▶ **Given problem**: Copy the data exactly as it appears, and do not include any pictures.

--- Start ---

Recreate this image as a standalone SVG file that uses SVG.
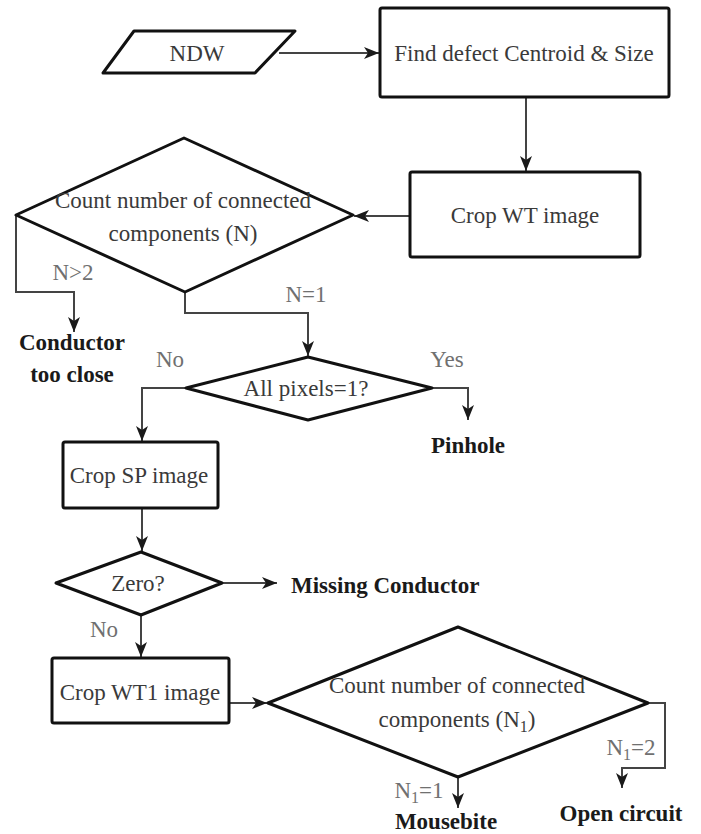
<svg xmlns="http://www.w3.org/2000/svg" width="701" height="834" viewBox="0 0 701 834">
<style>
.shape{fill:#fff;stroke:#111;stroke-width:3;stroke-linejoin:round}
.conn{fill:none;stroke:#444;stroke-width:2}
.t{font-family:"Liberation Serif","Times New Roman",serif;font-size:23px;fill:#3a3a3a;text-anchor:middle}
.lbl{font-family:"Liberation Serif","Times New Roman",serif;font-size:23px;fill:#707070;text-anchor:middle}
.b{font-family:"Liberation Serif","Times New Roman",serif;font-size:23px;font-weight:bold;fill:#1a1a1a;text-anchor:middle}
</style>
<defs>
<marker id="arr" markerUnits="userSpaceOnUse" markerWidth="16" markerHeight="14" refX="15" refY="7" orient="auto">
<path d="M0,1 L15,7 L0,13 L4,7 z" fill="#1a1a1a"/>
</marker>
</defs>
<rect width="701" height="834" fill="#fff"/>
<g id="connectors">
<path class="conn" d="M279,53 H379" marker-end="url(#arr)"/>
<path class="conn" d="M526,97 V171" marker-end="url(#arr)"/>
<path class="conn" d="M410,216 H354" marker-end="url(#arr)"/>
<path class="conn" d="M16,215 V292 H74 V332" marker-end="url(#arr)"/>
<path class="conn" d="M185,292 V313 H308 V356" marker-end="url(#arr)"/>
<path class="conn" d="M186,388 H142 V441" marker-end="url(#arr)"/>
<path class="conn" d="M432,388 H468 V420" marker-end="url(#arr)"/>
<path class="conn" d="M142,508 V551" marker-end="url(#arr)"/>
<path class="conn" d="M222,583 H277" marker-end="url(#arr)"/>
<path class="conn" d="M141,615 V657" marker-end="url(#arr)"/>
<path class="conn" d="M229,703 H267" marker-end="url(#arr)"/>
<path class="conn" d="M458,777 V808" marker-end="url(#arr)"/>
<path class="conn" d="M648,703 H665 V768 H622 V788" marker-end="url(#arr)"/>
</g>
<g id="ndw">
<path class="shape" d="M134,31 H295 L255,73 H103 Z"/>
<text class="t" x="197" y="61">NDW</text>
</g>
<g id="find">
<rect class="shape" x="380" y="8" width="289" height="89" rx="2"/>
<text class="t" x="524" y="61">Find defect Centroid &amp; Size</text>
</g>
<g id="cropwt">
<rect class="shape" x="410" y="172" width="230" height="85" rx="2"/>
<text class="t" x="525" y="223">Crop WT image</text>
</g>
<g id="count1">
<path class="shape" d="M16,215 L184,138 L353,215 L185,292 Z"/>
<text class="t" x="183" y="208">Count number of connected</text>
<text class="t" x="183" y="241">components (N)</text>
</g>
<g id="lbl-n2"><text class="lbl" x="73" y="280">N&gt;2</text></g>
<g id="conductor">
<text class="b" x="72" y="350">Conductor</text>
<text class="b" x="72" y="382">too close</text>
</g>
<g id="lbl-n1"><text class="lbl" x="306" y="302">N=1</text></g>
<g id="allpixels">
<path class="shape" d="M186,388 L308,357 L432,388 L308,420 Z"/>
<text class="t" x="306" y="396">All pixels=1?</text>
</g>
<g id="lbl-no1"><text class="lbl" x="170" y="367">No</text></g>
<g id="lbl-yes"><text class="lbl" x="447" y="367">Yes</text></g>
<g id="pinhole"><text class="b" x="468" y="453">Pinhole</text></g>
<g id="cropsp">
<rect class="shape" x="63" y="442" width="155" height="66" rx="2"/>
<text class="t" x="139" y="483">Crop SP image</text>
</g>
<g id="zero">
<path class="shape" d="M56,583 L141,552 L222,583 L141,615 Z"/>
<text class="t" x="138" y="591">Zero?</text>
</g>
<g id="missing"><text class="b" x="291" y="593" style="text-anchor:start">Missing Conductor</text></g>
<g id="lbl-no2"><text class="lbl" x="104" y="637">No</text></g>
<g id="cropwt1">
<rect class="shape" x="52" y="658" width="177" height="65" rx="2"/>
<text class="t" x="140" y="700">Crop WT1 image</text>
</g>
<g id="count2">
<path class="shape" d="M268,703 L458,627 L648,703 L458,777 Z"/>
<text class="t" x="457" y="693">Count number of connected</text>
<text class="t" x="457" y="727">components (N<tspan font-size="16" dy="5">1</tspan><tspan dy="-5">)</tspan></text>
</g>
<g id="lbl-n12"><text class="lbl" x="631" y="755">N<tspan font-size="16" dy="5">1</tspan><tspan dy="-5">=2</tspan></text></g>
<g id="lbl-n11"><text class="lbl" x="419" y="798">N<tspan font-size="16" dy="5">1</tspan><tspan dy="-5">=1</tspan></text></g>
<g id="mousebite"><text class="b" x="446" y="829">Mousebite</text></g>
<g id="open"><text class="b" x="621" y="821">Open circuit</text></g>
</svg>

--- End ---

▶ **Complete output**:
Recreate this image as a standalone SVG file that uses SVG.
<svg xmlns="http://www.w3.org/2000/svg" width="701" height="834" viewBox="0 0 701 834">
<style>
.shape{fill:#fff;stroke:#111;stroke-width:3;stroke-linejoin:round}
.conn{fill:none;stroke:#444;stroke-width:2}
.t{font-family:"Liberation Serif","Times New Roman",serif;font-size:23px;fill:#3a3a3a;text-anchor:middle}
.lbl{font-family:"Liberation Serif","Times New Roman",serif;font-size:23px;fill:#707070;text-anchor:middle}
.b{font-family:"Liberation Serif","Times New Roman",serif;font-size:23px;font-weight:bold;fill:#1a1a1a;text-anchor:middle}
</style>
<defs>
<marker id="arr" markerUnits="userSpaceOnUse" markerWidth="16" markerHeight="14" refX="15" refY="7" orient="auto">
<path d="M0,1 L15,7 L0,13 L4,7 z" fill="#1a1a1a"/>
</marker>
</defs>
<rect width="701" height="834" fill="#fff"/>
<g id="connectors">
<path class="conn" d="M279,53 H379" marker-end="url(#arr)"/>
<path class="conn" d="M526,97 V171" marker-end="url(#arr)"/>
<path class="conn" d="M410,216 H354" marker-end="url(#arr)"/>
<path class="conn" d="M16,215 V292 H74 V332" marker-end="url(#arr)"/>
<path class="conn" d="M185,292 V313 H308 V356" marker-end="url(#arr)"/>
<path class="conn" d="M186,388 H142 V441" marker-end="url(#arr)"/>
<path class="conn" d="M432,388 H468 V420" marker-end="url(#arr)"/>
<path class="conn" d="M142,508 V551" marker-end="url(#arr)"/>
<path class="conn" d="M222,583 H277" marker-end="url(#arr)"/>
<path class="conn" d="M141,615 V657" marker-end="url(#arr)"/>
<path class="conn" d="M229,703 H267" marker-end="url(#arr)"/>
<path class="conn" d="M458,777 V808" marker-end="url(#arr)"/>
<path class="conn" d="M648,703 H665 V768 H622 V788" marker-end="url(#arr)"/>
</g>
<g id="ndw">
<path class="shape" d="M134,31 H295 L255,73 H103 Z"/>
<text class="t" x="197" y="61">NDW</text>
</g>
<g id="find">
<rect class="shape" x="380" y="8" width="289" height="89" rx="2"/>
<text class="t" x="524" y="61">Find defect Centroid &amp; Size</text>
</g>
<g id="cropwt">
<rect class="shape" x="410" y="172" width="230" height="85" rx="2"/>
<text class="t" x="525" y="223">Crop WT image</text>
</g>
<g id="count1">
<path class="shape" d="M16,215 L184,138 L353,215 L185,292 Z"/>
<text class="t" x="183" y="208">Count number of connected</text>
<text class="t" x="183" y="241">components (N)</text>
</g>
<g id="lbl-n2"><text class="lbl" x="73" y="280">N&gt;2</text></g>
<g id="conductor">
<text class="b" x="72" y="350">Conductor</text>
<text class="b" x="72" y="382">too close</text>
</g>
<g id="lbl-n1"><text class="lbl" x="306" y="302">N=1</text></g>
<g id="allpixels">
<path class="shape" d="M186,388 L308,357 L432,388 L308,420 Z"/>
<text class="t" x="306" y="396">All pixels=1?</text>
</g>
<g id="lbl-no1"><text class="lbl" x="170" y="367">No</text></g>
<g id="lbl-yes"><text class="lbl" x="447" y="367">Yes</text></g>
<g id="pinhole"><text class="b" x="468" y="453">Pinhole</text></g>
<g id="cropsp">
<rect class="shape" x="63" y="442" width="155" height="66" rx="2"/>
<text class="t" x="139" y="483">Crop SP image</text>
</g>
<g id="zero">
<path class="shape" d="M56,583 L141,552 L222,583 L141,615 Z"/>
<text class="t" x="138" y="591">Zero?</text>
</g>
<g id="missing"><text class="b" x="291" y="593" style="text-anchor:start">Missing Conductor</text></g>
<g id="lbl-no2"><text class="lbl" x="104" y="637">No</text></g>
<g id="cropwt1">
<rect class="shape" x="52" y="658" width="177" height="65" rx="2"/>
<text class="t" x="140" y="700">Crop WT1 image</text>
</g>
<g id="count2">
<path class="shape" d="M268,703 L458,627 L648,703 L458,777 Z"/>
<text class="t" x="457" y="693">Count number of connected</text>
<text class="t" x="457" y="727">components (N<tspan font-size="16" dy="5">1</tspan><tspan dy="-5">)</tspan></text>
</g>
<g id="lbl-n12"><text class="lbl" x="631" y="755">N<tspan font-size="16" dy="5">1</tspan><tspan dy="-5">=2</tspan></text></g>
<g id="lbl-n11"><text class="lbl" x="419" y="798">N<tspan font-size="16" dy="5">1</tspan><tspan dy="-5">=1</tspan></text></g>
<g id="mousebite"><text class="b" x="446" y="829">Mousebite</text></g>
<g id="open"><text class="b" x="621" y="821">Open circuit</text></g>
</svg>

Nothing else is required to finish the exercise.